3). Web Server: The web server provides a user interface (UI) for interacting with Airflow, allowing users to monitor and manage workflows, view task logs, and perform administrative tasks.
4). Database: Airflow utilizes a metadata database to store workflow definitions, execution history, and other related information.
5). Operators: Operators represent the individual tasks within a workflow and define the logic for performing specific actions, such as executing SQL queries, transferring files, or running custom scripts.
6).Sensors: Sensors are special types of operators that allow workflows to wait for certain conditions or external events before proceeding to the next task.
Benefits of Apache Airflow.
Apache Airflow offers several benefits that make it a powerful workflow management platform:
1). Scalability: Airflow is highly scalable and can handle workflows ranging from simple to highly complex, accommodating large-scale data processing needs.
2). Dependency Management: Airflow provides a visual representation of task dependencies, allowing users to define and manage complex workflows with ease.
3). Extensibility: Airflow's modular architecture enables easy integration with various systems, tools, and custom operators, making it flexible and adaptable to different use cases.
4). Monitoring and Alerting: Airflow offers comprehensive monitoring capabilities, including real-time task execution status, logs, and email notifications, enabling users to track and troubleshoot workflows effectively.
5). Ecosystem and Community: Airflow has a thriving ecosystem and an active community that contribute plugins, connectors, and best practices, enriching its functionality and supporting users.
*Example: *
from airflow import DAG
from airflow.operators.bash_operator import BashOperator
from datetime import datetime
# Define the DAG
dag = DAG(
'simple_dag',
description='A simple Apache Airflow DAG',
schedule_interval='*/5 * * * *', # Run every 5 minutes
start_date=datetime(2023, 5, 15),
catchup=False
)
# Define the tasks
task1 = BashOperator(
task_id='task1',
bash_command='echo "Hello, Airflow!"',
dag=dag
)
task2 = BashOperator(
task_id='task2',
bash_command='echo "Goodbye, Airflow!"',
dag=dag
)
# Set task dependencies
task1 >> task2
Explanation:
- Import necessary modules: Import the required modules from the airflow package, including DAG for defining the DAG, and BashOperator for executing bash commands as tasks.
from airflow import DAG
from airflow.operators.bash_operator import BashOperator
from datetime import datetime
- Define the DAG: Create a new instance of DAG with a unique identifier (simple_dag in this example). Specify a description for the DAG, a schedule interval (in this case, running every 5 minutes), the start date for the DAG, and set catchup to False to prevent backfilling of missed runs.
# Define the DAG
dag = DAG(
'simple_dag',
description='A simple Apache Airflow DAG',
schedule_interval='*/5 * * * *', # Run every 5 minutes
start_date=datetime(2023, 5, 15),
catchup=False
)
- Define the tasks: Create two instances of BashOperator to define the individual tasks within the DAG. Give each task a unique task_id and provide a bash command to be executed as the bash_command parameter.
# Define the tasks
task1 = BashOperator(
task_id='task1',
bash_command='echo "Hello, Airflow!"',
dag=dag
)
task2 = BashOperator(
task_id='task2',
bash_command='echo "Goodbye, Airflow!"',
dag=dag
)
- Set task dependencies: Use the >> operator to define the dependencies between tasks. In this example, task2 depends on task1, so task1 will be executed first before task2.
# Set task dependencies
task1 >> task2
The DAG above consists of two tasks that execute bash commands to print messages to the console. The DAG is scheduled to run every 5 minutes starting from the specified start date. When executed, Airflow will run task1 first and then task2, following the defined dependencies.
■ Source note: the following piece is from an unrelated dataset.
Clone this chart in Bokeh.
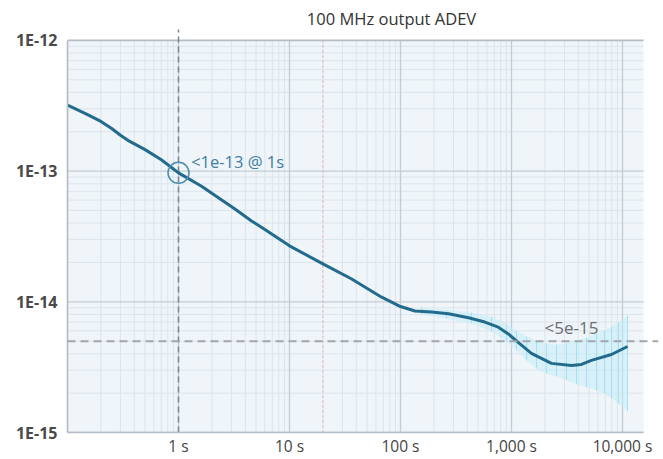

You can save this code as a Python file (e.g., simple_dag.py) and place it in the appropriate Airflow DAGs directory. Once Airflow is running and the DAG is detected, it will be scheduled and executed according to the specified interval.
In Conclusion
Apache Airflow empowers data engineers and data scientists with a robust workflow management platform to automate and orchestrate data pipelines. Its flexible architecture, rich feature set, and active community make it a popular choice for organizations looking to streamline their data processing workflows.